As an example I was with a group of about 15 where the word psychotherapeutic was used and everyone nodded in agreement of some understanding what was meant by that.  The word social construction was then used a little later and only one person knew what was meant by that, and they were an academic studying the subject.  Intrigued, I then experimented in the same way with two other groups with almost identical results.

Our presentation was on complex responsive processes; the work of Ralph Stacey and colleagues which has a solid grounding in social constructionist thinking, or basically the ‘outward and broader’ view of the world and people in it.  In contrast to psychotherapeutic thinking, social constructionism posits that we exist and develop in a world that is social and this social process is primary.  It is not exclusive of inner and deeper approaches but would say that even if discoveries were made by going inner and deeper those findings came into being by a social process and do not gain meaning until played out in a social context.

I believe it is time for the OD world to be much more inclusive of social approaches to development and change.  At a very practical level it matches what is actually happening in the world of our clients.  They interact in a social process continually and if we engage that process we can work within it, not outside of it which is what the psychotherapeutic process requires.  Too often the OD world asks, even demands that the work world slow down and go inner and deeper.  Perhaps it is time to match the pace of the world and go outward and broader.

I have no doubt that the people I met at the conference have the capacity to do this.  They were smart, awesome people.  The theme for the conference was Now is Our Time.  I would agree.  Now is our time to move outward from the constraints of the psychotherapeutic model and seriously look to additional ways of adding value.

Author – Tom

6 Comments on “Reflections on the OD Network Conference – Seattle 2009”

  1. Great observation and I totally agree with your assertion that meaning making is primary a social process.

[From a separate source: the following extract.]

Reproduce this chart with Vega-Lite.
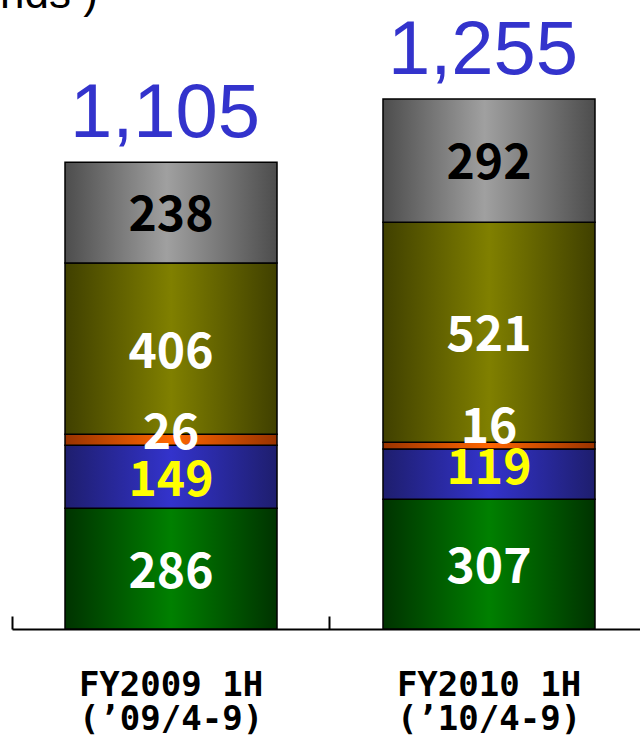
{
  "$schema": "https://vega.github.io/schema/vega-lite/v6.json",
  "width": 640,
  "height": 738,
  "autosize": "none",
  "padding": 0,
  "background": "white",
  "config": {"view": {"stroke": null}},
  "title": {"text": "nds )", "anchor": "start", "frame": "group", "orient": "top", "offset": 0, "baseline": "alphabetic", "dx": 0, "dy": 52,
    "font": "Liberation Sans", "fontSize": 44, "fontWeight": "normal", "color": "black"},
  "data": {"values": [
    {"period": "FY2009 1H", "segment": "Green", "order": 1, "value": 286},
    {"period": "FY2009 1H", "segment": "Blue", "order": 2, "value": 149},
    {"period": "FY2009 1H", "segment": "Orange", "order": 3, "value": 26},
    {"period": "FY2009 1H", "segment": "Olive", "order": 4, "value": 406},
    {"period": "FY2009 1H", "segment": "Gray", "order": 5, "value": 238},
    {"period": "FY2010 1H", "segment": "Green", "order": 1, "value": 307},
    {"period": "FY2010 1H", "segment": "Blue", "order": 2, "value": 119},
    {"period": "FY2010 1H", "segment": "Orange", "order": 3, "value": 16},
    {"period": "FY2010 1H", "segment": "Olive", "order": 4, "value": 521},
    {"period": "FY2010 1H", "segment": "Gray", "order": 5, "value": 292}
  ]},
  "transform": [
    {"stack": "value", "groupby": ["period"], "sort": [{"field": "order", "order": "ascending"}], "as": ["y0", "y1"]},
    {"calculate": "(datum.y0 + datum.y1) / 2", "as": "mid"}
  ],
  "resolve": {"axis": {"x": "independent"}},
  "layer": [
    {
      "transform": [{"filter": "datum.segment === 'Green'"}],
      "mark": {"type": "bar", "stroke": "black", "strokeWidth": 1.5,
        "color": {"gradient": "linear", "x1": 0, "x2": 1, "y1": 0, "y2": 0,
          "stops": [{"offset": 0, "color": "#003300"}, {"offset": 0.5, "color": "#008000"}, {"offset": 1, "color": "#003300"}]}},
      "encoding": {
        "x": {"field": "period", "type": "nominal", "sort": ["FY2009 1H", "FY2010 1H"],
          "scale": {"range": [12, 648], "paddingInner": 0.3333, "paddingOuter": 0.1667},
          "axis": {"orient": "bottom", "offset": -109, "labels": false, "title": null, "grid": false, "domain": true, "domainColor": "black", "domainWidth": 2,
            "ticks": true, "tickColor": "black", "tickWidth": 2, "tickSize": -13, "bandPosition": -0.25}},
        "y": {"field": "y0", "type": "quantitative",
          "scale": {"domain": [0, 1489.5], "range": [629, 0], "nice": false, "zero": false}, "axis": null},
        "y2": {"field": "y1"}
      }
    },
    {
      "transform": [{"filter": "datum.segment === 'Blue'"}],
      "mark": {"type": "bar", "stroke": "black", "strokeWidth": 1.5,
        "color": {"gradient": "linear", "x1": 0, "x2": 1, "y1": 0, "y2": 0,
          "stops": [{"offset": 0, "color": "#1e1e6e"}, {"offset": 0.5, "color": "#3333cc"}, {"offset": 1, "color": "#1e1e6e"}]}},
      "encoding": {
        "x": {"field": "period", "type": "nominal", "sort": ["FY2009 1H", "FY2010 1H"],
          "scale": {"range": [12, 648], "paddingInner": 0.3333, "paddingOuter": 0.1667}, "axis": null},
        "y": {"field": "y0", "type": "quantitative", "scale": {"domain": [0, 1489.5], "range": [629, 0], "nice": false, "zero": false}, "axis": null},
        "y2": {"field": "y1"}
      }
    },
    {
      "transform": [{"filter": "datum.segment === 'Orange'"}],
      "mark": {"type": "bar", "stroke": "black", "strokeWidth": 1.5,
        "color": {"gradient": "linear", "x1": 0, "x2": 1, "y1": 0, "y2": 0,
          "stops": [{"offset": 0, "color": "#993300"}, {"offset": 0.5, "color": "#ff6600"}, {"offset": 1, "color": "#993300"}]}},
      "encoding": {
        "x": {"field": "period", "type": "nominal", "sort": ["FY2009 1H", "FY2010 1H"],
          "scale": {"range": [12, 648], "paddingInner": 0.3333, "paddingOuter": 0.1667}, "axis": null},
        "y": {"field": "y0", "type": "quantitative", "scale": {"domain": [0, 1489.5], "range": [629, 0], "nice": false, "zero": false}, "axis": null},
        "y2": {"field": "y1"}
      }
    },
    {
      "transform": [{"filter": "datum.segment === 'Olive'"}],
      "mark": {"type": "bar", "stroke": "black", "strokeWidth": 1.5,
        "color": {"gradient": "linear", "x1": 0, "x2": 1, "y1": 0, "y2": 0,
          "stops": [{"offset": 0, "color": "#404000"}, {"offset": 0.5, "color": "#808000"}, {"offset": 1, "color": "#404000"}]}},
      "encoding": {
        "x": {"field": "period", "type": "nominal", "sort": ["FY2009 1H", "FY2010 1H"],
          "scale": {"range": [12, 648], "paddingInner": 0.3333, "paddingOuter": 0.1667}, "axis": null},
        "y": {"field": "y0", "type": "quantitative", "scale": {"domain": [0, 1489.5], "range": [629, 0], "nice": false, "zero": false}, "axis": null},
        "y2": {"field": "y1"}
      }
    },
    {
      "transform": [{"filter": "datum.segment === 'Gray'"}],
      "mark": {"type": "bar", "stroke": "black", "strokeWidth": 1.5,
        "color": {"gradient": "linear", "x1": 0, "x2": 1, "y1": 0, "y2": 0,
          "stops": [{"offset": 0, "color": "#4d4d4d"}, {"offset": 0.48, "color": "#a0a0a0"}, {"offset": 1, "color": "#4d4d4d"}]}},
      "encoding": {
        "x": {"field": "period", "type": "nominal", "sort": ["FY2009 1H", "FY2010 1H"],
          "scale": {"range": [12, 648], "paddingInner": 0.3333, "paddingOuter": 0.1667},
          "axis": {"orient": "bottom", "offset": -109, "domain": false, "ticks": false, "grid": false, "title": null, "labelAngle": 0,
            "labelFont": "DejaVu Sans Mono", "labelFontSize": 34, "labelFontWeight": "bold", "labelColor": "black", "labelPadding": 39, "labelLineHeight": 34,
            "labelLimit": 400, "labelOverlap": false,
            "labelExpr": "datum.value === 'FY2009 1H' ? ['FY2009 1H', '(’09/4-9)'] : ['FY2010 1H', '(’10/4-9)']"}},
        "y": {"field": "y0", "type": "quantitative", "scale": {"domain": [0, 1489.5], "range": [629, 0], "nice": false, "zero": false}, "axis": null},
        "y2": {"field": "y1"}
      }
    },
    {
      "transform": [{"filter": "datum.segment === 'Green' || datum.segment === 'Olive'"}],
      "mark": {"type": "text", "font": "Noto Sans CJK JP", "fontWeight": "bold", "fontSize": 48, "color": "white", "baseline": "middle", "dy": 5},
      "encoding": {
        "x": {"field": "period", "type": "nominal", "sort": ["FY2009 1H", "FY2010 1H"],
          "scale": {"range": [12, 648], "paddingInner": 0.3333, "paddingOuter": 0.1667}, "axis": null},
        "y": {"field": "mid", "type": "quantitative", "scale": {"domain": [0, 1489.5], "range": [629, 0], "nice": false, "zero": false}, "axis": null},
        "text": {"field": "value", "type": "quantitative"}
      }
    },
    {
      "transform": [{"filter": "datum.segment === 'Gray'"}],
      "mark": {"type": "text", "font": "Noto Sans CJK JP", "fontWeight": "bold", "fontSize": 48, "color": "black", "baseline": "middle", "dy": 4},
      "encoding": {
        "x": {"field": "period", "type": "nominal", "sort": ["FY2009 1H", "FY2010 1H"],
          "scale": {"range": [12, 648], "paddingInner": 0.3333, "paddingOuter": 0.1667}, "axis": null},
        "y": {"field": "mid", "type": "quantitative", "scale": {"domain": [0, 1489.5], "range": [629, 0], "nice": false, "zero": false}, "axis": null},
        "text": {"field": "value", "type": "quantitative"}
      }
    },
    {
      "transform": [{"filter": "datum.segment === 'Orange' && datum.period === 'FY2009 1H'"}],
      "mark": {"type": "text", "font": "Noto Sans CJK JP", "fontWeight": "bold", "fontSize": 48, "color": "white", "baseline": "middle", "dy": -5},
      "encoding": {
        "x": {"field": "period", "type": "nominal", "sort": ["FY2009 1H", "FY2010 1H"],
          "scale": {"range": [12, 648], "paddingInner": 0.3333, "paddingOuter": 0.1667}, "axis": null},
        "y": {"field": "mid", "type": "quantitative", "scale": {"domain": [0, 1489.5], "range": [629, 0], "nice": false, "zero": false}, "axis": null},
        "text": {"field": "value", "type": "quantitative"}
      }
    },
    {
      "transform": [{"filter": "datum.segment === 'Orange' && datum.period === 'FY2010 1H'"}],
      "mark": {"type": "text", "font": "Noto Sans CJK JP", "fontWeight": "bold", "fontSize": 48, "color": "white", "baseline": "middle", "dy": -17},
      "encoding": {
        "x": {"field": "period", "type": "nominal", "sort": ["FY2009 1H", "FY2010 1H"],
          "scale": {"range": [12, 648], "paddingInner": 0.3333, "paddingOuter": 0.1667}, "axis": null},
        "y": {"field": "mid", "type": "quantitative", "scale": {"domain": [0, 1489.5], "range": [629, 0], "nice": false, "zero": false}, "axis": null},
        "text": {"field": "value", "type": "quantitative"}
      }
    },
    {
      "transform": [{"filter": "datum.segment === 'Blue' && datum.period === 'FY2009 1H'"}],
      "mark": {"type": "text", "font": "Noto Sans CJK JP", "fontWeight": "bold", "fontSize": 48, "color": "#ffff00", "baseline": "middle", "dy": 5},
      "encoding": {
        "x": {"field": "period", "type": "nominal", "sort": ["FY2009 1H", "FY2010 1H"],
          "scale": {"range": [12, 648], "paddingInner": 0.3333, "paddingOuter": 0.1667}, "axis": null},
        "y": {"field": "mid", "type": "quantitative", "scale": {"domain": [0, 1489.5], "range": [629, 0], "nice": false, "zero": false}, "axis": null},
        "text": {"field": "value", "type": "quantitative"}
      }
    },
    {
      "transform": [{"filter": "datum.segment === 'Blue' && datum.period === 'FY2010 1H'"}],
      "mark": {"type": "text", "font": "Noto Sans CJK JP", "fontWeight": "bold", "fontSize": 48, "color": "#ffff00", "baseline": "middle", "dy": -4},
      "encoding": {
        "x": {"field": "period", "type": "nominal", "sort": ["FY2009 1H", "FY2010 1H"],
          "scale": {"range": [12, 648], "paddingInner": 0.3333, "paddingOuter": 0.1667}, "axis": null},
        "y": {"field": "mid", "type": "quantitative", "scale": {"domain": [0, 1489.5], "range": [629, 0], "nice": false, "zero": false}, "axis": null},
        "text": {"field": "value", "type": "quantitative"}
      }
    },
    {
      "transform": [{"aggregate": [{"op": "sum", "field": "value", "as": "total"}], "groupby": ["period"]}],
      "mark": {"type": "text", "font": "Liberation Sans", "fontSize": 76, "color": "#3333cc", "baseline": "alphabetic", "dy": -25, "dx": -6},
      "encoding": {
        "x": {"field": "period", "type": "nominal", "sort": ["FY2009 1H", "FY2010 1H"],
          "scale": {"range": [12, 648], "paddingInner": 0.3333, "paddingOuter": 0.1667}, "axis": null},
        "y": {"field": "total", "type": "quantitative", "scale": {"domain": [0, 1489.5], "range": [629, 0], "nice": false, "zero": false}, "axis": null},
        "text": {"field": "total", "type": "quantitative", "format": ","}
      }
    }
  ]
}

Nice to know that there are more social constructionists “in the room”.

    Makes me wonder about the social context of OD, specifically American OD. How does the culture context we are in, which values individualism and capitalism, shape the ways of knowing in our field and the ways of practicing?

    Fascinating.

  2. Excellent points. OD has had a troubling tendency to value technique over context, with the unfortunate result of losing trust within client systems. Psychotherapeutic approaches in particular are troubling because clients don’t necessarily want or need them–it isn’t always necessary to go deep in the helping relationship–and because OD practitioners without the proper training and accreditation in intrapsychic counseling are unqualified to practice it. Despite using the term “organization development”, I have noticed that a great many OD practitioners work almost exclusively at the individual, interpersonal, and group levels. The organizational level and its context deserve serious contemplation and inclusion in OD engagements.

  3. Thanks Tom for a great perspective.

    I also share your firm’s belief that the social system is critical and is where both positive change and barriers to change must be discovered and addressed. I see this as clearly linked to the Lewinian concept of Field Theory and a Gestalt approach vs. a more Freudian psychotherapeutic method.

    It is an old adage in OD and CM that “culture eats change for lunch”, yet rather than address the social system directly, much of OD is focused on 1:1 (“coaching”) or small team interaction, in part b/c this is seen as a more manageable and measurable area. But, to use another old OD metaphor, we may be looking under the lamp post just b/c the light is better, rather than searching in the dark where the real solution might be.

    Sorry I missed your session at ODN and thanks for making your materials available on-line.

    Michael

  4. Applause. I appreciate this perspective and the comments. I could not agree more that both, the social constructionist perspective is useful and that organizations, even regions or communities, need to have a contextual approach to change. Indeed, such systemic thinking might bring our clients into intentional relationship with the economies in which they are rooted leading to more practical approaches to sustainability, performance and less myopic goals.

    Sorry, that I did not meet you in Seattle.